Leaning In: Leadership, Growth Mindset and Covid-19
By Dr’s Carlos Davidovich, MD., & Tatijana Busic, Ph.D.
What is a Growth Mindset?
The current global crisis brings an onslaught of challenge and disruption. Resilience – the ability to manage, recover and thrive, through disruption and loss, is paramount. We believe that strengthening resilience, requires leaning-in to a growth mindset.
Dr. Carol Dweck from Stanford University, identified that people who lean toward a fixed mindset, view talent and skill as either present or absent. In other words, you either have what it takes or you don’t. While people who lean toward a growth mindset believe that talent and skill evolve and can be developed. Challenges are seen as opportunities. This influential work has become an essential framework for building human talent, engagement and the ability to thrive through adversity.
Why a Growth Mindset is Crucial During Crisis
Covid-19 has influenced every facet of our world. Many people have leaned toward a survival mindset, shifting from calm and rational to panicked and reactionary. This survival response is very normal but has negative impacts on people and systems, especially during crisis.

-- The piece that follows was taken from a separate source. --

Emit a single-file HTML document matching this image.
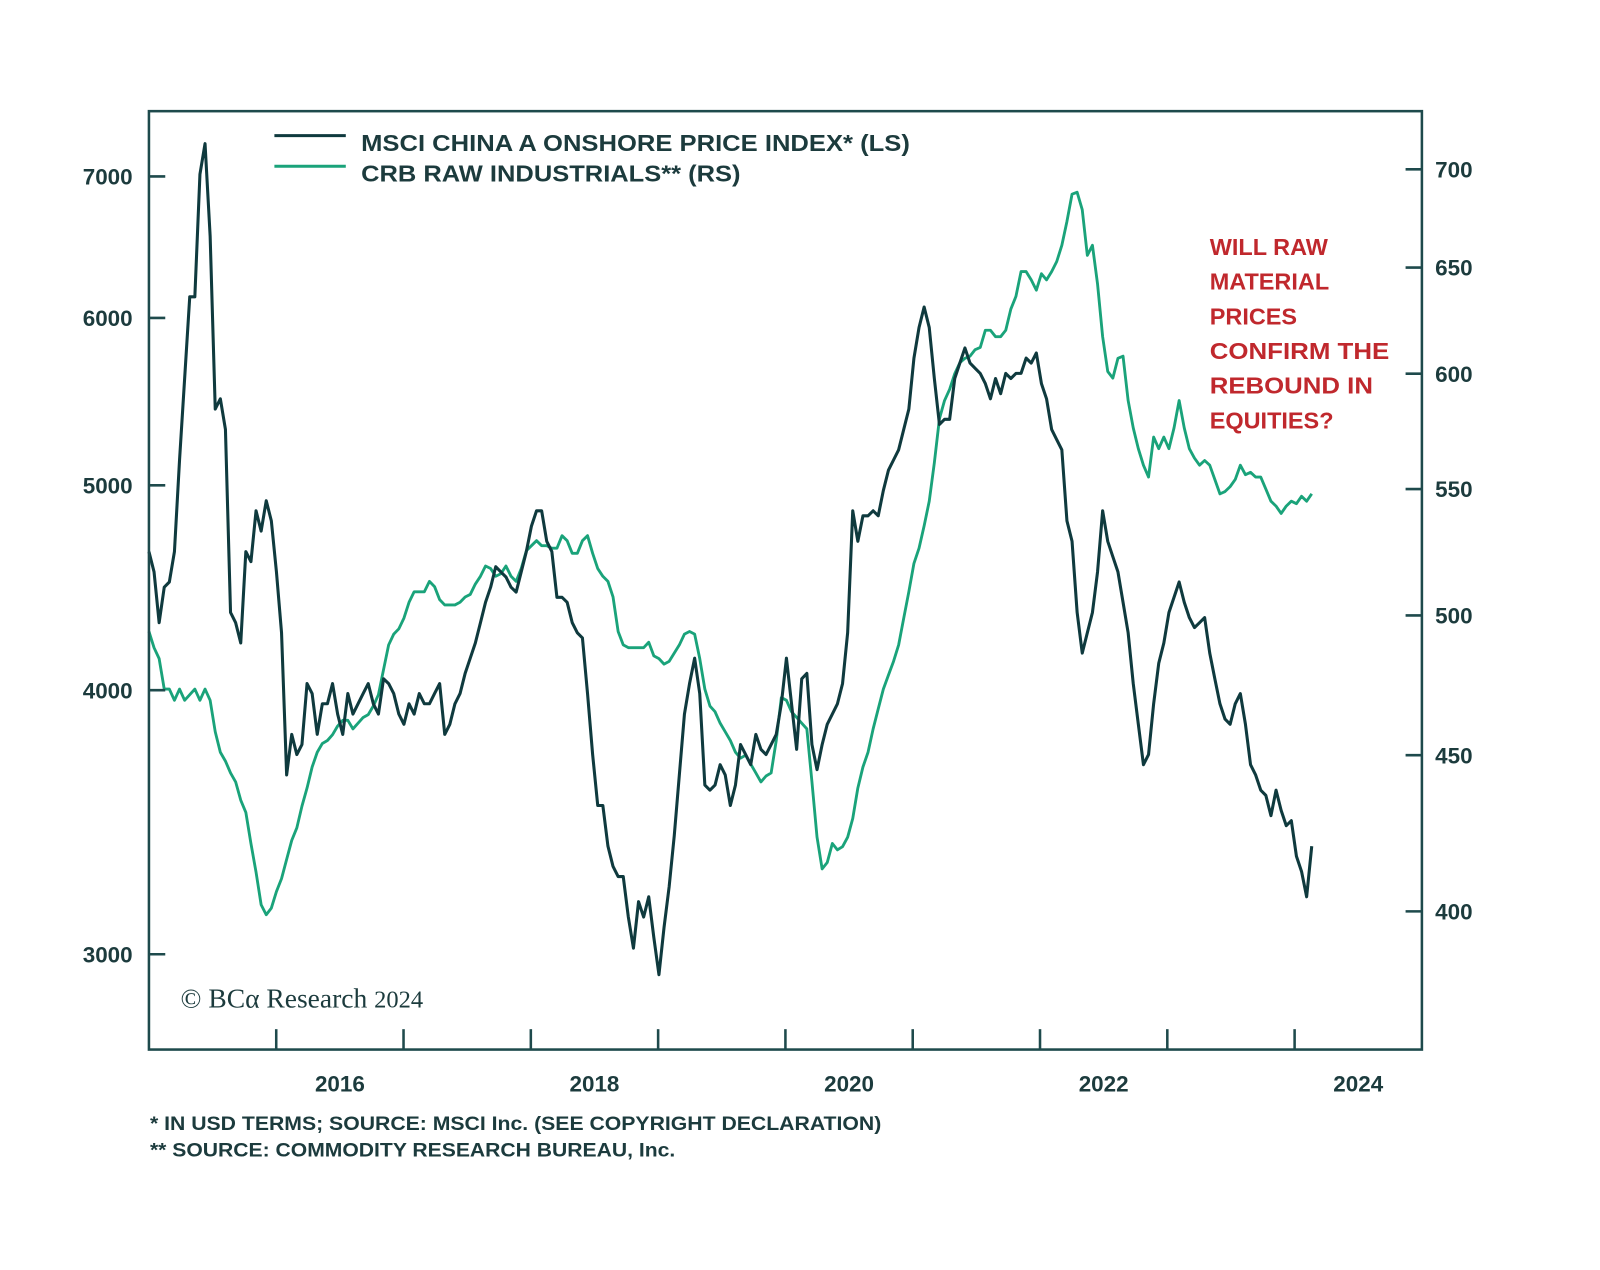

State of mind is a set of attitudes. It reflects the mental habits people form vis-à-vis past experience. When we talk about habits, we’re really talking about beliefs. Beliefs are learned and can therefore be edited or unlearned. “It is not who you are that is holding you back but who you think you are not”.
Here are some common fixed mindset thoughts humans experience during crisis:
- “Someone else can do better”·
- “Maybe I don’t have the necessary skills.”·
- “What if I mess up, cause harm and lose credibility?”
Here are some common growth mindset thoughts humans experience during crisis:
- “I can always learn and figure this out”·
- “This can be a great opportunity to develop”·
- “A year ago, I would not have done this well, I am learning”
“Cultivating a growth mindset is the engine for healthy culture,
well-being, transformation and innovation. And it begins with leaders. ”
Implications of Fixed vs. Growth
When we think and behave from a fixed mindset, we tend to perceive uncertainty as threatening. If uncertainty equals threat and we believe that talent and skill are fixed, why bother? See the pattern here? A fixed mindset dampens curiosity and other executive functions of the brain that are needed for strategic thinking and high impact action.
On the other hand, a growth mindset views uncertainty as a challenge. An opportunity to learn, grow and evolve. For organizations to thrive from the traumatic impacts of Covid-19, the choice is clear. Cultivating a growth mindset is the engine for healthy culture, well-being, transformation and innovation. And it begins with leaders.
When leaders demonstrate a growth mindset, they model the what, why, and how of leaning into the uncertainty of Covid-19. They foster the agility, engagement, and resourceful thinking and action that we all need right now.
Tatijana & Carlos
Dweck, C. (2015). Carol Dweck revisits the growth mindset. Education Week, 35(5), 20-24.
Dweck, C. S. (2016). Mindset: The new psychology of success. Penguin Random House, New York.